On May 7, 2016, Rev. David Meredith and Jim Schlachter were married at Broad St. United Methodist Church in Columbus, Ohio. A committed couple for over 30 years, Rev. Meredith and Mr. Schlachter invited the church to recognize–in their relationship, in Rev. Meredith’s ministry, and in the community that embraces them–love that transcends policies and prejudices. Their ceremony was a witness to all that the church can be–at its best–a place where relationships thrive, love is centric, and discrimination has no part.
Predictably, complaints were filed immediately against Rev. Meredith. Over the last year and a half, the process has unfolded with no viable resolution. Yesterday, the Committee on Investigation shared with Rev. Meredith that two of the three complaints have been dismissed. The remaining charge is for “disobedience to the order and Discipline of the church” based on paragraph 341.6 in the Book of Discipline which states that “Ceremonies that celebrate homosexual unions shall not be conducted by our ministers and shall not be conducted in our churches.”
Rev.

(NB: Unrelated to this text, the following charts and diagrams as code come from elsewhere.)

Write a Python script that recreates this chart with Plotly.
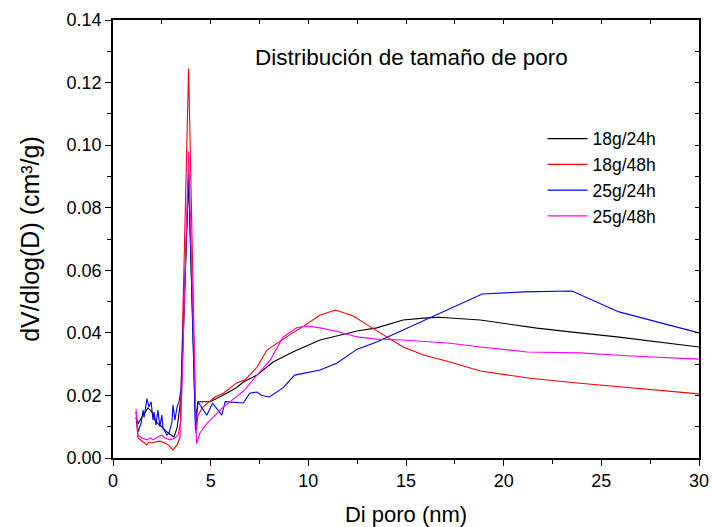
import plotly.graph_objects as go

# Pore size distribution (BJH) for four synthesis conditions
labels = ["18g/24h", "18g/48h", "25g/24h", "25g/48h"]
colors = ["#000000", "#FF0000", "#0000FF", "#FF00FF"]

x_18g_24h = [1.18, 1.28, 1.48, 1.64, 1.79, 2.0, 2.15, 2.3, 2.5, 2.76, 3.0, 3.12, 3.28, 3.38,
             3.5, 3.87, 4.22, 4.35, 4.97, 5.6, 6.3, 6.67, 7.37, 8.2, 9.2, 10.6, 11.45, 12.5,
             13.5, 14.85, 15.9, 16.7, 18.8, 21.7, 23.4, 25.8, 30.0]
y_18g_24h = [0.0130, 0.0110, 0.0130, 0.0147, 0.0160, 0.0147, 0.0121, 0.0110, 0.0100, 0.0083,
             0.0073, 0.0067, 0.0096, 0.0153, 0.0200, 0.0900, 0.0120, 0.0180, 0.0180, 0.0200,
             0.0224, 0.0243, 0.0265, 0.0307, 0.0339, 0.0377, 0.0390, 0.0406, 0.0416, 0.0441,
             0.0447, 0.0450, 0.0441, 0.0415, 0.0403, 0.0387, 0.0355]

x_18g_48h = [1.18, 1.28, 1.54, 1.74, 1.84, 2.0, 2.15, 2.4, 2.66, 2.82, 3.07, 3.28, 3.43,
             3.87, 4.25, 4.35, 4.6, 5.22, 5.65, 6.33, 6.76, 7.37, 7.88, 8.4, 9.2, 9.73, 10.6,
             11.4, 12.3, 13.16, 14.0, 14.85, 15.9, 17.26, 18.8, 21.35, 23.9, 26.1, 30.0]
y_18g_48h = [0.0131, 0.0064, 0.0051, 0.0042, 0.0051, 0.0048, 0.0051, 0.0054, 0.0048, 0.0042,
             0.0026, 0.0042, 0.0067, 0.1245, 0.0080, 0.0137, 0.0163, 0.0195, 0.0207, 0.0240,
             0.0250, 0.0290, 0.0345, 0.0367, 0.0400, 0.0420, 0.0457, 0.0473, 0.0454, 0.0420,
             0.0387, 0.0355, 0.0329, 0.0307, 0.0278, 0.0255, 0.0239, 0.0227, 0.0205]

x_25g_24h = [1.18, 1.28, 1.43, 1.54, 1.59, 1.74, 1.84, 1.95, 2.05, 2.1, 2.2, 2.3, 2.4, 2.5,
             2.56, 2.66, 2.76, 2.87, 3.02, 3.07, 3.17, 3.28, 3.38, 3.48, 3.87, 4.22, 4.35, 4.8,
             5.1, 5.57, 5.74, 6.67, 7.0, 7.37, 7.62, 8.0, 8.7, 9.3, 10.6, 11.45, 12.5, 13.5,
             14.85, 18.9, 21.0, 23.5, 25.9, 30.0]
y_25g_24h = [0.0147, 0.0083, 0.0110, 0.0153, 0.0130, 0.0190, 0.0163, 0.0180, 0.0121, 0.0147,
             0.0105, 0.0153, 0.0100, 0.0137, 0.0096, 0.0083, 0.0073, 0.0080, 0.0115, 0.0170,
             0.0121, 0.0163, 0.0180, 0.0217, 0.0910, 0.0090, 0.0180, 0.0137, 0.0175, 0.0137,
             0.0180, 0.0176, 0.0207, 0.0211, 0.0200, 0.0195, 0.0224, 0.0265, 0.0281, 0.0303,
             0.0348, 0.0371, 0.0409, 0.0524, 0.0531, 0.0534, 0.0467, 0.0400]

x_25g_48h = [1.18, 1.28, 1.48, 1.74, 1.9, 2.05, 2.3, 2.5, 2.66, 2.92, 3.17, 3.33, 3.48,
             3.87, 4.28, 4.45, 4.8, 5.22, 5.6, 6.0, 6.7, 7.37, 8.05, 8.7, 9.4, 9.9, 10.6,
             11.45, 12.5, 13.5, 14.85, 17.26, 18.8, 21.2, 23.9, 26.5, 30.0]
y_25g_48h = [0.0157, 0.0073, 0.0064, 0.0058, 0.0064, 0.0058, 0.0068, 0.0073, 0.0064, 0.0058,
             0.0064, 0.0073, 0.0121, 0.0980, 0.0045, 0.0080, 0.0110, 0.0135, 0.0160, 0.0180,
             0.0215, 0.0265, 0.0313, 0.0386, 0.0416, 0.0422, 0.0416, 0.0405, 0.0387, 0.0380,
             0.0377, 0.0367, 0.0355, 0.0339, 0.0336, 0.0326, 0.0316]

series_x = [x_18g_24h, x_18g_48h, x_25g_24h, x_25g_48h]
series_y = [y_18g_24h, y_18g_48h, y_25g_24h, y_25g_48h]

FONT = "Liberation Sans, Arial, sans-serif"

fig = go.Figure()
for name, color, xs, ys in zip(labels, colors, series_x, series_y):
    fig.add_trace(go.Scatter(x=xs, y=ys, mode="lines", name=name,
                             line=dict(color=color, width=1.1)))

# empty trace so the top/right frame axes get drawn
fig.add_trace(go.Scatter(x=[], y=[], xaxis="x2", yaxis="y2", showlegend=False,
                         hoverinfo="skip"))

x_range = [0, 30]
y_range = [0, 0.14]

fig.update_layout(
    width=712, height=527,
    margin=dict(l=113, r=13, t=20, b=69),
    paper_bgcolor="white", plot_bgcolor="white",
    font=dict(family=FONT, color="black", size=18),
    showlegend=True,
    legend=dict(x=0.733, y=0.77, xanchor="left", yanchor="top",
                bgcolor="rgba(0,0,0,0)", font=dict(size=17.5, family=FONT),
                itemwidth=40, tracegroupgap=0),
    xaxis=dict(range=x_range, dtick=5, tick0=0, showgrid=False, zeroline=False,
               automargin=False,
               showline=True, linecolor="black", linewidth=1.5,
               ticks="outside", ticklen=6, tickwidth=1.2, tickcolor="black",
               tickfont=dict(size=18),
               minor=dict(dtick=2.5, ticks="outside", ticklen=4, tickcolor="black",
                          tickwidth=1),
               title=dict(text="Di poro (nm)", font=dict(size=22), standoff=18)),
    yaxis=dict(range=y_range, dtick=0.02, tick0=0, tickformat=".2f", showgrid=False,
               automargin=False,
               zeroline=False, showline=True, linecolor="black", linewidth=1.5,
               ticks="outside", ticklen=6, tickwidth=1.2, tickcolor="black",
               tickfont=dict(size=18),
               minor=dict(dtick=0.01, ticks="outside", ticklen=4, tickcolor="black",
                          tickwidth=1),
               title=dict(text="dV/dlog(D) (cm³/g)", font=dict(size=25), standoff=20)),
    xaxis2=dict(range=x_range, overlaying="x", side="top", anchor="y2",
                automargin=False,
                showgrid=False, zeroline=False, showticklabels=False,
                showline=True, linecolor="black", linewidth=1.5,
                ticks="inside", ticklen=4, tickwidth=1, tickcolor="black", dtick=2.5),
    yaxis2=dict(range=y_range, overlaying="y", side="right", anchor="x2",
                automargin=False,
                showgrid=False, zeroline=False, showticklabels=False,
                showline=True, linecolor="black", linewidth=1.5,
                ticks="inside", ticklen=4, tickwidth=1, tickcolor="black", dtick=0.01),
    annotations=[dict(text="Distribución de tamaño de poro", xref="paper", yref="paper",
                      x=0.51, y=0.915, xanchor="center", yanchor="middle",
                      showarrow=False, font=dict(size=22.5, family=FONT))],
)

fig.write_html("out.html")
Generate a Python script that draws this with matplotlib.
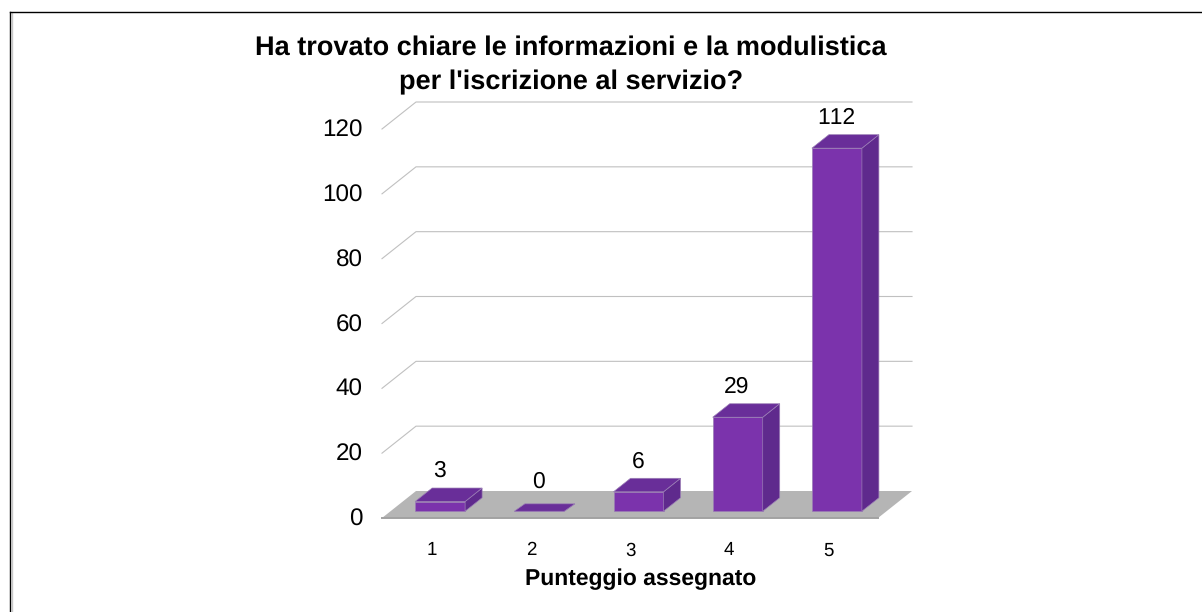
#!/usr/bin/env python

import matplotlib
matplotlib.use("Agg")
import matplotlib.pyplot as plt
from matplotlib.lines import Line2D
from matplotlib.transforms import ScaledTranslation

plt.rcParams.update({
    "font.family": ["Liberation Sans", "DejaVu Sans"],
    "text.hinting": "no_hinting",
    "text.kerning_factor": 20,
})

categories = ["1", "2", "3", "4", "5"]
values = [3, 0, 6, 29, 112]
y_ticks = [0, 20, 40, 60, 80, 100, 120]
title = "Ha trovato chiare le informazioni e la modulistica\nper l'iscrizione al servizio?"
x_label = "Punteggio assegnato"

W, H = 1202, 612
front = "#7B33AC"
side = "#5F2A8D"
top = "#692E99"
edge = "#9A7DB5"
grid_col = "#C0C0C0"
floor_col = "#B5B5B5"

# size of the fake 3d box, in data units
depth_x = 34 / 99.2
depth_y = 27 / 3.242
bar_w = 50 / 99.2

figure = plt.figure(figsize=(W / 100, H / 100), dpi=100)
ax = figure.add_axes([382 / W, (H - 518) / H, 496 / W, 389 / H])
ax.set_xlim(0.5, 5.5)
ax.set_ylim(0, 120)
ax.patch.set_visible(False)
for s in ax.spines.values():
    s.set_visible(False)

# back wall grid lines with the slanted bit on the left
x0, x1 = ax.get_xlim()
for v in y_ticks[1:]:
    ax.plot([x0, x0 + depth_x, x1 + depth_x], [v, v + depth_y, v + depth_y],
            color=grid_col, lw=0.8, clip_on=False, zorder=1)

# floor
ax.fill([x0, x0 + depth_x, x1 + depth_x, x1], [0, depth_y, depth_y, 0],
        color=floor_col, lw=0, clip_on=False, zorder=2)
ax.plot([x0, x1], [0, 0], color="#A2A2A2", lw=1.4, clip_on=False, zorder=2)

# bars stand in the middle of the floor depth
for i, v in enumerate(values):
    xl = i + 1 + depth_x / 4 - bar_w / 2
    xr = xl + bar_w
    yb = depth_y / 4
    yt = yb + v
    dx = depth_x / 2
    dy = depth_y / 2
    lift = 4.5
    if v == 0:
        # the empty bar is drawn as a flatter slab in the original
        dx = dx * 0.62
        dy = dy * 0.55
        lift = 8
    ax.fill([xl, xr, xr, xl], [yb, yb, yt, yt], facecolor=front,
            edgecolor=edge, lw=0.5, clip_on=False, zorder=3)
    ax.fill([xr, xr + dx, xr + dx, xr], [yb, yb + dy, yt + dy, yt], facecolor=side,
            edgecolor=edge, lw=0.5, clip_on=False, zorder=3)
    ax.fill([xl, xr, xr + dx, xl + dx], [yt, yt, yt + dy, yt + dy], facecolor=top,
            edgecolor=edge, lw=0.5, clip_on=False, zorder=4)
    ax.annotate(str(v), (xl + bar_w / 2, yt + dy), xytext=(-0.5, lift),
                textcoords="offset points", ha="center", va="bottom",
                fontsize=16.5, color="black", annotation_clip=False)

ax.set_xticks(range(1, 6), categories)
ax.set_yticks(y_ticks)
ax.tick_params(axis="x", length=0, labelsize=13.5, pad=17)
ax.tick_params(axis="y", length=0, labelsize=17.5, pad=14)
for lab in ax.get_yticklabels():
    lab.set_transform(lab.get_transform() + ScaledTranslation(0, 0.6 / 72, figure.dpi_scale_trans))
ax.set_xlabel(x_label, fontsize=16.5, fontweight="bold", va="center")
ax.xaxis.set_label_coords((641 - 382) / 496, (518 - 579) / 389)

figure.text(571 / W, (H - 65.5) / H, title, ha="center", va="center",
            fontsize=19.5, fontweight="bold", linespacing=1.48)

# chart frame, only top and left are inside the picture
figure.add_artist(Line2D([11.5 / W, 11.5 / W], [0, (H - 13) / H], color="#C8C8C8", lw=1))
figure.add_artist(Line2D([9.8 / W, 9.8 / W], [0, (H - 11.5) / H], color="black", lw=1))
figure.add_artist(Line2D([9.8 / W, 1], [(H - 11.5) / H, (H - 11.5) / H], color="black", lw=1))

plt.savefig("out.png", dpi=100)
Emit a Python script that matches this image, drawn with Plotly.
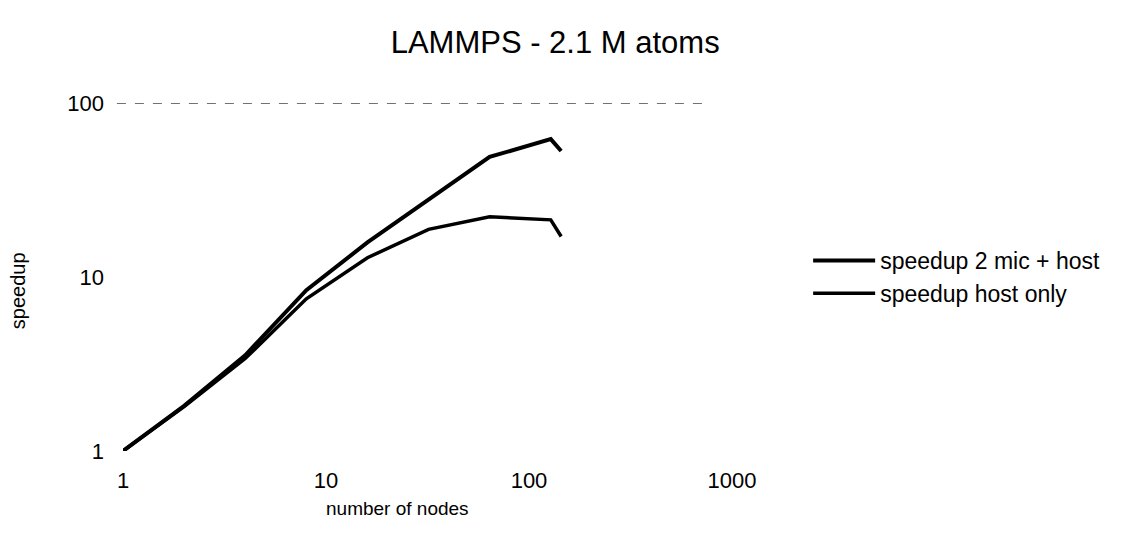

David Meredith celebrated the dismissal of the two complaints regarding his sexuality as a clergy person and his relationship to his husband, noting that the work for justice continues–both in his complaint process moving forward and for the church at large.
On the heels of Judicial Council taking place next week where three cases relate to sexuality and discrimination in The United Methodist Church, the news from the Committee on Investigation is bittersweet.
There is celebration in the dismissal of two complaints that are rooted in nothing more than prejudice and discrimination, and at the same time, the continuation of the third charge is a painful example of the denomination’s willingness to continue enacting harm against its LGBTQ members.
Jan Lawrence, Interim Executive Director of RMN, spoke to the work that remains before us saying, “We give thanks for the witness of Rev. Meredith. He has and continues to face great consequences for his commitment to integrity, justice, and love. We hope the Network will continue to support him and keep him in prayer as the process moves forward. As we head toward Judicial Council next week and toward the special called General Conference in 2019, we are reminded today of the urgency of God’s call upon our lives. Every day the discriminatory policies of the denomination remain in place is a day too long.”
As long as the threat of a trial looms over any LGBTQ person or ally, the work of creating justice in the denomination presses upon us.
Like Rev. Meredith did in 2016, we are also invited to live and act according to our faith first–not in 2019, but now–today and everday. The opportunity to choose Love is given to each of us, despite the policies in the Book of Discipline. We remain committed to supporting every lay person, pastor, committee, and congregation who models Biblical Obedience by choosing Love, refusing to persecute any of God’s beloved children because of who they are, and modeling for the rest of the denomination what it really means to be church.